• **Written exercise**
Line by line, repeat the data below exactly, beginning at the first line and ending at the line with "57.1,61.2,74.3,60.4,57.0,45.8,50.7,57.1,60.4,90.4];". Omit pictures.

(begin)

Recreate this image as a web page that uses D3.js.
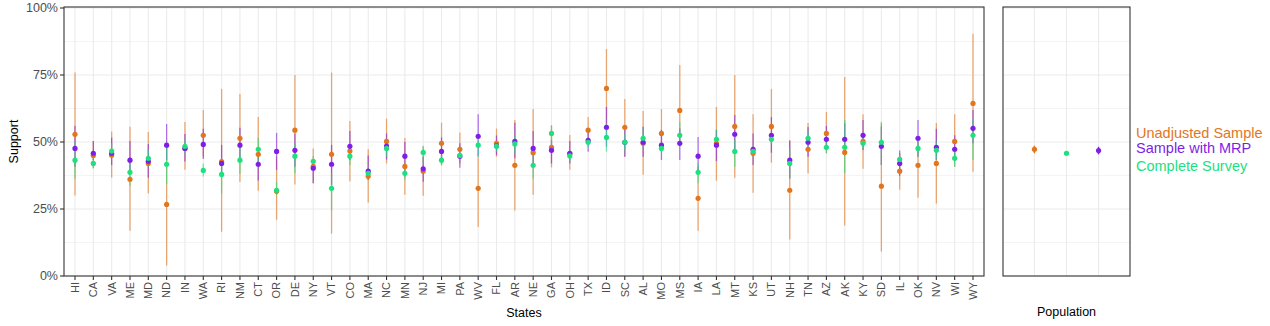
<!DOCTYPE html>
<html>
<head>
<meta charset="utf-8">
<script src="https://cdnjs.cloudflare.com/ajax/libs/d3/7.8.5/d3.min.js"></script>
<style>
  html, body { margin: 0; padding: 0; background: #fff; }
  svg { display: block; font-family: "Liberation Sans", Arial, sans-serif; }
</style>
</head>
<body>
<svg id="chart" width="1270" height="326"></svg>
<script>
// ---------------- data (percent) ----------------
const states = ["HI","CA","VA","ME","MD","ND","IN","WA","RI","NM","CT","OR","DE","NY","VT","CO","MA","NC","MN","NJ",
  "MI","PA","WV","FL","AR","NE","GA","OH","TX","ID","SC","AL","MO","MS","IA","LA","MT","KS","UT","NH",
  "TN","AZ","AK","KY","SD","IL","OK","NV","WI","WY"];

const seriesNames = ["Unadjusted Sample", "Sample with MRP", "Complete Survey"];
// order of the three estimates in the Population panel
const popOrder = ["Unadjusted Sample", "Complete Survey", "Sample with MRP"];

const unadjusted = [52.9,45.0,45.1,36.1,42.0,26.7,47.6,52.5,42.7,51.4, 45.4,31.6,54.4,40.9,45.4,46.6,37.2,50.2,40.9,39.1,
  49.5,47.3,32.7,49.5,41.3,46.0,48.0,45.6,54.4,70.0, 55.5,49.5,53.2,61.8,29.0,49.5,55.8,45.8,55.8,32.0,
  47.3,53.2,46.1,50.2,33.5,39.1,41.3,42.0,50.2,64.4];
const unadjustedLow = [30.0,40.2,36.7,16.9,30.8,3.9,39.6,44.5,16.5,35.1, 31.8,21.0,34.1,34.6,15.8,35.4,27.4,42.0,30.3,29.9,
  41.4,42.0,18.3,44.5,24.4,30.3,40.5,39.6,49.5,56.3, 44.5,37.8,47.0,49.5,16.9,35.6,36.7,31.1,42.3,13.6,
  38.2,45.8,18.8,40.0,9.1,32.2,29.2,27.0,40.8,38.9];
const unadjustedHigh = [75.9,50.4,53.9,55.7,53.7,49.6,57.5,61.9,69.8,67.9, 59.3,44.5,75.0,47.6,75.9,57.8,47.3,58.7,51.5,48.3,
  57.2,53.5,44.3,55.0,58.2,62.3,56.3,52.6,59.3,84.7, 66.0,61.6,62.3,78.7,40.8,63.1,75.0,60.4,69.8,50.7,
  57.1,61.2,74.3,60.4,57.0,45.8,50.7,57.1,60.4,90.4];

const mrp = [47.6,45.8,45.8,43.2,42.8,48.8,47.6,49.1,42.0,48.8, 41.7,46.5,46.9,40.2,41.7,48.4,39.1,48.5,44.7,40.0,
  46.5,44.7,52.1,48.6,50.2,47.6,46.9,45.8,50.6,55.5, 49.9,49.9,48.8,49.5,44.7,48.8,52.9,47.3,52.5,43.2,
  49.9,51.0,51.0,52.5,48.4,42.0,51.4,48.0,47.3,55.1];
const mrpLow = [40.8,43.3,41.4,38.3,36.7,43.3,42.7,43.7,37.1,43.3, 35.6,39.6,40.8,34.6,34.0,43.3,35.8,43.5,37.1,35.2,
  42.0,40.4,44.5,45.1,43.9,40.8,42.0,42.0,46.4,48.3, 44.5,44.5,43.3,43.3,38.3,42.9,46.4,41.4,46.0,36.4,
  44.5,47.0,45.1,47.0,41.4,37.4,44.5,43.3,43.3,49.5];
const mrpHigh = [56.0,50.4,51.6,50.4,49.3,56.7,53.0,54.9,48.9,55.3, 46.4,53.4,53.2,43.5,48.9,54.1,45.0,53.2,50.0,44.5,
  51.7,49.5,60.4,52.4,57.2,54.1,50.7,50.4,53.9,63.1, 55.1,55.7,54.5,55.1,51.9,54.5,60.1,53.2,59.3,50.5,
  55.6,56.0,57.0,58.2,55.7,46.8,58.2,54.9,52.5,61.9];

const survey = [43.2,42.0,46.6,38.7,43.9,41.7,48.4,39.4,37.9,43.2, 47.3,32.0,44.7,42.8,32.7,44.7,38.3,47.6,38.3,46.1,
  43.2,45.0,48.8,48.4,49.3,41.3,53.2,44.8,49.9,51.7, 49.9,51.4,47.6,52.5,38.7,51.0,46.5,46.5,51.0,42.0,
  51.4,48.0,48.0,49.5,49.9,43.5,47.6,46.9,43.9,52.5];
const surveyLow = [36.4,40.2,43.9,33.7,40.8,34.2,45.8,37.1,30.8,38.1, 42.0,30.2,38.3,40.8,24.4,41.4,35.8,44.5,35.8,42.0,
  41.2,43.3,44.5,46.4,45.8,36.4,48.3,42.7,48.3,46.4, 46.5,47.6,45.8,48.3,34.6,48.3,40.8,44.5,49.1,36.4,
  48.3,45.8,38.3,47.0,41.4,41.4,44.5,43.3,40.8,43.3];
const surveyHigh = [50.1,44.5,49.5,43.3,47.0,48.3,50.7,42.0,43.9,48.3, 51.6,35.2,49.5,44.8,38.3,48.3,40.8,50.1,40.2,48.6,
  45.1,46.4,50.7,50.1,52.6,45.8,56.0,47.0,51.5,57.0, 53.2,55.1,49.5,57.5,42.0,54.7,50.7,48.3,53.2,47.6,
  54.3,50.1,58.2,51.6,57.6,45.4,50.7,50.1,46.4,58.2];

// Population panel (Unadjusted, MRP, Complete Survey)
const popEstimate = [47.3, 46.8, 45.8];
const popLow = [45.8, 45.4, 45.8];
const popHigh = [48.6, 48.2, 45.8];

const yTicks = [0, 25, 50, 75, 100];
const yTickLabels = ["0%", "25%", "50%", "75%", "100%"];
const yMinor = [12.5, 37.5, 62.5, 87.5];

// ---------------- styling / layout ----------------
const colors = ["#E2761E", "#7F1EE6", "#1EE07F"];
const svg = d3.select("#chart");
const pTop = 7, pBottom = 276;
const L = {x0: 64, x1: 984};
const R = {x0: 1003, x1: 1130};

const y = d3.scaleLinear().domain([0, 100]).range([pBottom, 8]);
const x = d3.scalePoint().domain(states).range([L.x0, L.x1]).padding(0.6);
const xp = d3.scalePoint().domain(popOrder).range([R.x0, R.x1]).padding(0.98);

function panelGrid(x0, x1, xs) {
  const g = svg.append("g");
  g.selectAll(".minor").data(yMinor).join("line")
    .attr("x1", x0).attr("x2", x1).attr("y1", d => y(d)).attr("y2", d => y(d))
    .attr("stroke", "#EFEFEF").attr("stroke-width", 0.7);
  g.selectAll(".major").data(yTicks).join("line")
    .attr("x1", x0).attr("x2", x1).attr("y1", d => y(d)).attr("y2", d => y(d))
    .attr("stroke", "#EBEBEB").attr("stroke-width", 1.1);
  g.selectAll(".vmaj").data(xs).join("line")
    .attr("x1", d => d).attr("x2", d => d).attr("y1", pTop).attr("y2", pBottom)
    .attr("stroke", "#EBEBEB").attr("stroke-width", 1.1);
  return g;
}

panelGrid(L.x0, L.x1, states.map(s => x(s)));
panelGrid(R.x0, R.x1, popOrder.map(s => xp(s)));

// ---------------- marks: left panel ----------------
const seriesData = [
  {est: unadjusted, lo: unadjustedLow, hi: unadjustedHigh},
  {est: mrp, lo: mrpLow, hi: mrpHigh},
  {est: survey, lo: surveyLow, hi: surveyHigh}
];

seriesData.forEach((s, k) => {
  const rows = states.map((st, i) => ({st, est: s.est[i], lo: s.lo[i], hi: s.hi[i]}));
  svg.append("g").selectAll("line").data(rows).join("line")
    .attr("x1", d => x(d.st)).attr("x2", d => x(d.st))
    .attr("y1", d => y(d.lo)).attr("y2", d => y(d.hi))
    .attr("stroke", colors[k]).attr("stroke-opacity", 0.6).attr("stroke-width", 1.3);
});
seriesData.forEach((s, k) => {
  const rows = states.map((st, i) => ({st, est: s.est[i]}));
  svg.append("g").selectAll("circle").data(rows).join("circle")
    .attr("cx", d => x(d.st)).attr("cy", d => y(d.est)).attr("r", 2.6)
    .attr("fill", colors[k]);
});

// ---------------- marks: right panel ----------------
const popRows = seriesNames.map((n, i) => ({n, est: popEstimate[i], lo: popLow[i], hi: popHigh[i], c: colors[i]}));
svg.append("g").selectAll("line").data(popRows).join("line")
  .attr("x1", d => xp(d.n)).attr("x2", d => xp(d.n))
  .attr("y1", d => y(d.lo)).attr("y2", d => y(d.hi))
  .attr("stroke", d => d.c).attr("stroke-width", 1.5);
svg.append("g").selectAll("circle").data(popRows).join("circle")
  .attr("cx", d => xp(d.n)).attr("cy", d => y(d.est)).attr("r", 2.6)
  .attr("fill", d => d.c);

// ---------------- borders ----------------
[[L.x0, L.x1], [R.x0, R.x1]].forEach(([a, b]) => {
  svg.append("rect").attr("x", a).attr("y", pTop).attr("width", b - a).attr("height", pBottom - pTop)
    .attr("fill", "none").attr("stroke", "#333333").attr("stroke-width", 1.1);
});

// ---------------- axes ----------------
const yAxis = svg.append("g");
yTicks.forEach((t, i) => {
  yAxis.append("line").attr("x1", L.x0 - 4).attr("x2", L.x0).attr("y1", y(t)).attr("y2", y(t))
    .attr("stroke", "#333333").attr("stroke-width", 1.1);
  yAxis.append("text").attr("x", L.x0 - 6).attr("y", y(t)).attr("dy", "0.35em")
    .attr("text-anchor", "end").attr("font-size", 12.5).attr("fill", "#4D4D4D").text(yTickLabels[i]);
});

const xAxis = svg.append("g");
states.forEach(st => {
  xAxis.append("line").attr("x1", x(st)).attr("x2", x(st)).attr("y1", pBottom).attr("y2", pBottom + 4)
    .attr("stroke", "#333333").attr("stroke-width", 1.1);
  xAxis.append("text")
    .attr("transform", `translate(${x(st)},${pBottom + 6}) rotate(-90)`)
    .attr("dy", "0.35em").attr("text-anchor", "end")
    .attr("font-size", 11).attr("fill", "#4D4D4D").text(st);
});

svg.append("text").attr("transform", `translate(18,${(pTop + pBottom) / 2}) rotate(-90)`)
  .attr("text-anchor", "middle").attr("font-size", 12.5).attr("fill", "#000").text("Support");
svg.append("text").attr("x", (L.x0 + L.x1) / 2).attr("y", 317)
  .attr("text-anchor", "middle").attr("font-size", 12.5).attr("fill", "#000").text("States");
svg.append("text").attr("x", (R.x0 + R.x1) / 2).attr("y", 316)
  .attr("text-anchor", "middle").attr("font-size", 12.5).attr("fill", "#000").text("Population");

// ---------------- legend (text only) ----------------
const legendY = [138, 153, 170.5];
seriesNames.forEach((n, i) => {
  svg.append("text").attr("x", 1136).attr("y", legendY[i])
    .attr("font-size", 14.5).attr("fill", colors[i]).text(n);
});
</script>
</body>
</html>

(end)

• **Task response**
Recreate this image as a web page that uses D3.js.
<!DOCTYPE html>
<html>
<head>
<meta charset="utf-8">
<script src="https://cdnjs.cloudflare.com/ajax/libs/d3/7.8.5/d3.min.js"></script>
<style>
  html, body { margin: 0; padding: 0; background: #fff; }
  svg { display: block; font-family: "Liberation Sans", Arial, sans-serif; }
</style>
</head>
<body>
<svg id="chart" width="1270" height="326"></svg>
<script>
// ---------------- data (percent) ----------------
const states = ["HI","CA","VA","ME","MD","ND","IN","WA","RI","NM","CT","OR","DE","NY","VT","CO","MA","NC","MN","NJ",
  "MI","PA","WV","FL","AR","NE","GA","OH","TX","ID","SC","AL","MO","MS","IA","LA","MT","KS","UT","NH",
  "TN","AZ","AK","KY","SD","IL","OK","NV","WI","WY"];

const seriesNames = ["Unadjusted Sample", "Sample with MRP", "Complete Survey"];
// order of the three estimates in the Population panel
const popOrder = ["Unadjusted Sample", "Complete Survey", "Sample with MRP"];

const unadjusted = [52.9,45.0,45.1,36.1,42.0,26.7,47.6,52.5,42.7,51.4, 45.4,31.6,54.4,40.9,45.4,46.6,37.2,50.2,40.9,39.1,
  49.5,47.3,32.7,49.5,41.3,46.0,48.0,45.6,54.4,70.0, 55.5,49.5,53.2,61.8,29.0,49.5,55.8,45.8,55.8,32.0,
  47.3,53.2,46.1,50.2,33.5,39.1,41.3,42.0,50.2,64.4];
const unadjustedLow = [30.0,40.2,36.7,16.9,30.8,3.9,39.6,44.5,16.5,35.1, 31.8,21.0,34.1,34.6,15.8,35.4,27.4,42.0,30.3,29.9,
  41.4,42.0,18.3,44.5,24.4,30.3,40.5,39.6,49.5,56.3, 44.5,37.8,47.0,49.5,16.9,35.6,36.7,31.1,42.3,13.6,
  38.2,45.8,18.8,40.0,9.1,32.2,29.2,27.0,40.8,38.9];
const unadjustedHigh = [75.9,50.4,53.9,55.7,53.7,49.6,57.5,61.9,69.8,67.9, 59.3,44.5,75.0,47.6,75.9,57.8,47.3,58.7,51.5,48.3,
  57.2,53.5,44.3,55.0,58.2,62.3,56.3,52.6,59.3,84.7, 66.0,61.6,62.3,78.7,40.8,63.1,75.0,60.4,69.8,50.7,
  57.1,61.2,74.3,60.4,57.0,45.8,50.7,57.1,60.4,90.4];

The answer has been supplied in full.